Combining Graph Neural Networks with Expert Knowledge for Smart Contract Vulnerability Detection

TL;DR

This paper introduces a novel approach combining graph neural networks with expert security patterns to improve the accuracy of smart contract vulnerability detection, addressing scalability and error-proneness issues of traditional rule-based methods.

Contribution

It proposes a new method that integrates graph neural networks with expert knowledge, utilizing control- and data-flow semantics for more precise vulnerability detection in smart contracts.

Findings

Achieved detection accuracy of 89.15% for reentrancy vulnerabilities

Improved detection accuracy for timestamp dependence and infinite loop vulnerabilities

Demonstrated significant accuracy improvements over existing methods

Abstract

Smart contract vulnerability detection draws extensive attention in recent years due to the substantial losses caused by hacker attacks. Existing efforts for contract security analysis heavily rely on rigid rules defined by experts, which are labor-intensive and non-scalable. More importantly, expert-defined rules tend to be error-prone and suffer the inherent risk of being cheated by crafty attackers. Recent researches focus on the symbolic execution and formal analysis of smart contracts for vulnerability detection, yet to achieve a precise and scalable solution. Although several methods have been proposed to detect vulnerabilities in smart contracts, there is still a lack of effort that considers combining expert-defined security patterns with deep neural networks.

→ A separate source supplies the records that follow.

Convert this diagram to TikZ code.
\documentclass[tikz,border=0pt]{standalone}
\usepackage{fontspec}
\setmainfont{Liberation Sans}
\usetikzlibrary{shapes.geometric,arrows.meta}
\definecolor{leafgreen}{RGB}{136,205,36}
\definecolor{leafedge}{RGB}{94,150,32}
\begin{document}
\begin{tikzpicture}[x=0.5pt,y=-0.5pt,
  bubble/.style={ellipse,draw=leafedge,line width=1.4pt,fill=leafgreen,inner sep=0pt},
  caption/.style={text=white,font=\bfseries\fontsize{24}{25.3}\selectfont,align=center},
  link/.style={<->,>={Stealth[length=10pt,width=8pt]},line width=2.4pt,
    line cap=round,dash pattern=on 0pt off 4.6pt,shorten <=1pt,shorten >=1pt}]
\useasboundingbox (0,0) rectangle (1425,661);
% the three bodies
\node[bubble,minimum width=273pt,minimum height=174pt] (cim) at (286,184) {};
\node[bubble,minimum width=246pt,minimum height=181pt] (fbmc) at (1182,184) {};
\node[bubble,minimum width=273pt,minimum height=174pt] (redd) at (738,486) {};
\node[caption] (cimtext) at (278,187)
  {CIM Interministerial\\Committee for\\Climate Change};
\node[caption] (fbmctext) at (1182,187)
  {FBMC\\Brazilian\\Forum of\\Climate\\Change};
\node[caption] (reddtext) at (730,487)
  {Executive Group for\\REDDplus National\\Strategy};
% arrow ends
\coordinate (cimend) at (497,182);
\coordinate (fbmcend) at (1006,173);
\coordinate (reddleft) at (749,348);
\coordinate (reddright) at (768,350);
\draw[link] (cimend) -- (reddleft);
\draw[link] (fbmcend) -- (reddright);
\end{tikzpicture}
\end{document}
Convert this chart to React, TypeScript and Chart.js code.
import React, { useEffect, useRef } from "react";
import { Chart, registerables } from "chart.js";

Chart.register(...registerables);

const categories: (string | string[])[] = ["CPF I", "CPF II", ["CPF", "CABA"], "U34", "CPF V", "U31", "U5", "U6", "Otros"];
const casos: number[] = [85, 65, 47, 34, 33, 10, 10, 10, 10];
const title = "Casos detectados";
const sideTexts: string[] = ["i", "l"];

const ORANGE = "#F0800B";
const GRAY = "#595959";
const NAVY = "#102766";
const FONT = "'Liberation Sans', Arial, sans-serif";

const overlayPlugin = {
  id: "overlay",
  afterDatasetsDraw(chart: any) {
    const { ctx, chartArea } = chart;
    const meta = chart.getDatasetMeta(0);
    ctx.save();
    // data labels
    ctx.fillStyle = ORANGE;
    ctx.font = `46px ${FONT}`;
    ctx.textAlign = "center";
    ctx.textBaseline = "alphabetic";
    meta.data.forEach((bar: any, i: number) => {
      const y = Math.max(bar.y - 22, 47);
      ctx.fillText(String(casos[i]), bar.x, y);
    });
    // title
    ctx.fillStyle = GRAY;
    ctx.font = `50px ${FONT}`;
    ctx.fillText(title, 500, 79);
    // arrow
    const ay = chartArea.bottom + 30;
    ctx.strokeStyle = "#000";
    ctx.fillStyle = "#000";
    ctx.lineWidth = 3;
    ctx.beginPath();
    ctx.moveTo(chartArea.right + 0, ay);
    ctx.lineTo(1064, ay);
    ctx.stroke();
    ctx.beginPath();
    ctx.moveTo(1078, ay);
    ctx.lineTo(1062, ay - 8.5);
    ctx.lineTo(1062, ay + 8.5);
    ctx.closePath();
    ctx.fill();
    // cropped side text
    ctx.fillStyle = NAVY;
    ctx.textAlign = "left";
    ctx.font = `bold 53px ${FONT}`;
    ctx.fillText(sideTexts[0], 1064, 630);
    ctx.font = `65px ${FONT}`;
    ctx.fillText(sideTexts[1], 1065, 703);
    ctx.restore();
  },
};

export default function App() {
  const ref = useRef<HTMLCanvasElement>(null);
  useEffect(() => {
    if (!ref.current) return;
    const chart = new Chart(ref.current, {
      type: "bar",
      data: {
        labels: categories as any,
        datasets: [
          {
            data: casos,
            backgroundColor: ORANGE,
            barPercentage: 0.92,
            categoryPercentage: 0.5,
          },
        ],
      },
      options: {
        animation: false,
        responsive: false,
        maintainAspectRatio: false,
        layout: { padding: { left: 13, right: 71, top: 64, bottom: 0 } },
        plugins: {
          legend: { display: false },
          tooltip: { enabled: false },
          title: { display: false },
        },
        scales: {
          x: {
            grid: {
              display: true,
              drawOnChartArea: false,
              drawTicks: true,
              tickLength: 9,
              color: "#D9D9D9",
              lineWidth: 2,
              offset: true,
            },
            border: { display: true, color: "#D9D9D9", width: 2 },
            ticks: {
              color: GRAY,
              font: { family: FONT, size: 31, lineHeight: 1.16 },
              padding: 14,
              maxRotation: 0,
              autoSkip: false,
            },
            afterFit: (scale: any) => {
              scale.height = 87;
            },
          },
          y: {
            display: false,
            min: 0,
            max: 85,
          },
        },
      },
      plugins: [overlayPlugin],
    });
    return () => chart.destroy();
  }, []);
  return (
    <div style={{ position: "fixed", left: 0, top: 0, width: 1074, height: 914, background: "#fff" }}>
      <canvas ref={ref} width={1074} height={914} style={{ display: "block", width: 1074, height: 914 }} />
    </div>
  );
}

In this paper, we explore using graph neural networks and expert knowledge for smart contract vulnerability detection. Specifically, we cast the rich control- and data- flow semantics of the source code into a contract graph. To highlight the critical nodes in the graph, we further design a node elimination phase to normalize the graph. Then, we propose a novel temporal message propagation network to extract the graph feature from the normalized graph, and combine the graph feature with designed expert patterns to yield a final detection system. Extensive experiments are conducted on all the smart contracts that have source code in Ethereum and VNT Chain platforms. Empirical results show significant accuracy improvements over the state-of-the-art methods on three types of vulnerabilities, where the detection accuracy of our method reaches 89.15%, 89.02%, and 83.21% for reentrancy, timestamp dependence, and infinite loop vulnerabilities, respectively.